Pretty much the best part of living here tho, is the Tindahan that is literally attached to our house, you don’t have to walk more than 10 steps out the door and say "May bili" to get food in the morning. It is fantastic! The lady that works there is a member of the church, and our landlord. Basically that means she loves missionaries and we are always buying things from her. I attached a picture. The other amazing thing in our house is that we have a real weight; it is around 60 or 70 pounds, so it is good for curls but I am still working on how to add weight to it so it will be better for benching. I have attached pictures of both the bench press and the Tindahan for you. The other two pictures are taken from our backyard.

Culture: Managing stores: This is sometimes a big thing that keeps people from being able to go to church. The way these Tindahans work makes running them simple. So simple that sometimes younger children (around 14 years old) will be asked to run it. Oftentimes the store doesn’t make up all the income for a family, but it is more often used to supplement income from another job. In a nutshell, the Tindahan pays for things that you don’t need, but are nice to have. MOST things are only nice to have. Things that we might count as "Needs" are really only nice to have. Back to Tindahans – someone always needs to be at the shop so the family won’t lose that important income. This can be a real challenge when inviting people to church because they are not able to leave the store.
Tagalesson: “Daw”. Daw is the best word sometimes, even in complete English conversations we will use this word because it is useful in almost all circumstances. It marks a quote from someone whether direct or indirect. it can also be used to push away an idea from the speaker, the same way we use the word "Apparently". For example: Why did he get in trouble? Oh he wasn’t getting up on time daw.
You use daw there to say that your information is coming from somewhere else, that it isn’t you who knew it. This really helps when people say things like "Well you said _______." You just tell them “Daw” and all is forgiven.

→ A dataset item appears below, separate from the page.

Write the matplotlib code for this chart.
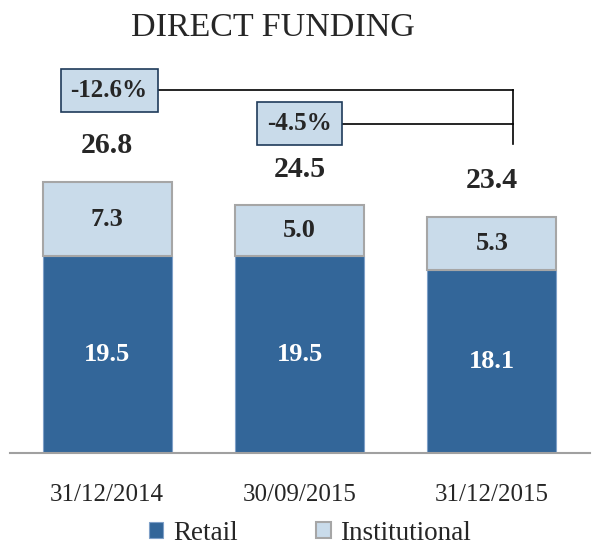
import matplotlib
matplotlib.use("Agg")
import matplotlib.pyplot as plt
import numpy as np

# data
dates = ["31/12/2014", "30/09/2015", "31/12/2015"]
retail = [19.5, 19.5, 18.1]
institutional = [7.3, 5.0, 5.3]
totals = [26.8, 24.5, 23.4]
changes = ["-12.6%", "-4.5%"]

plt.rcParams['font.family'] = ['Liberation Serif', 'DejaVu Serif']

c_retail = "#336699"
c_inst = "#c9dbea"
c_txt = "#262626"

fig = plt.figure(figsize=(5.94, 5.52), dpi=100)
ax = fig.add_axes([10/594, 1 - 453/552, 580/594, 393/552])

x = np.arange(len(dates))
w = 0.67
ax.bar(x, retail, w, color=c_retail, edgecolor="#7fa0c8", linewidth=0.8, label="Retail")
ax.bar(x, institutional, w, bottom=retail, color=c_inst, edgecolor="#a6a6a6",
       linewidth=1.5, label="Institutional")

for i in range(len(x)):
    ax.text(x[i], retail[i] / 2, f"{retail[i]:.1f}", ha="center", va="center",
            color="white", fontsize=19, fontweight="bold")
    ax.text(x[i], retail[i] + institutional[i] / 2, f"{institutional[i]:.1f}",
            ha="center", va="center", color=c_txt, fontsize=19, fontweight="bold")
    ax.text(x[i], totals[i] + 3.6, f"{totals[i]:.1f}", ha="center", va="center",
            color=c_txt, fontsize=21.5, fontweight="bold")

ax.set_xlim(-0.505, 2.51)
ax.set_ylim(0, 38.9)

# change brackets
end_x = x[2] + 0.11
box = dict(boxstyle="square,pad=0.4", fc=c_inst, ec="#1f3b5a", lw=1.2)
y1, y2 = 35.9, 32.6
ax.plot([x[0], end_x], [y1, y1], color="black", lw=1.2)
ax.plot([x[1], end_x], [y2, y2], color="black", lw=1.2)
ax.plot([end_x, end_x], [y1, 30.6], color="black", lw=1.2)
ax.text(x[0] + 0.01, y1, changes[0], ha="center", va="center", fontsize=18,
        fontweight="bold", color=c_txt, bbox=box)
ax.text(x[1] + 0.0, y2, changes[1], ha="center", va="center", fontsize=18,
        fontweight="bold", color=c_txt, bbox=box)

for s in ["top", "right", "left"]:
    ax.spines[s].set_visible(False)
ax.spines["bottom"].set_color("#a0a0a0")
ax.spines["bottom"].set_linewidth(1.5)
ax.set_yticks([])
ax.set_xticks(x)
ax.set_xticklabels(dates, fontsize=18, color=c_txt)
ax.tick_params(axis="x", length=0, pad=22)

fig.text(273/594, 1 - 28/552, "DIRECT FUNDING", ha="center", va="center",
         fontsize=24.5, color=c_txt)

ax.legend(loc="center", bbox_to_anchor=(0.517, 1 - (533 - 60) / 393),
          bbox_transform=ax.transAxes, ncol=2, frameon=False, fontsize=19.5,
          handlelength=0.55, handleheight=0.55, columnspacing=2.9, handletextpad=0.35,
          labelcolor=c_txt)

fig.savefig("out.png", dpi=100)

I hope you like the pictures from Sapang Palay, it is a fantastic area. Hopefully soon I will have some really cool stories about the people here, I already have some that maybe I might be able to share later.

The last thing I would like to remind you all of is my invitation to read the Book of Mormon this year. It will help your life. If you haven't started, I highly recommend it. That one simple thing is often the difference between someone who doesn't understand why the missionaries are there talking to them, and someone who has a knowledge of the truth of God.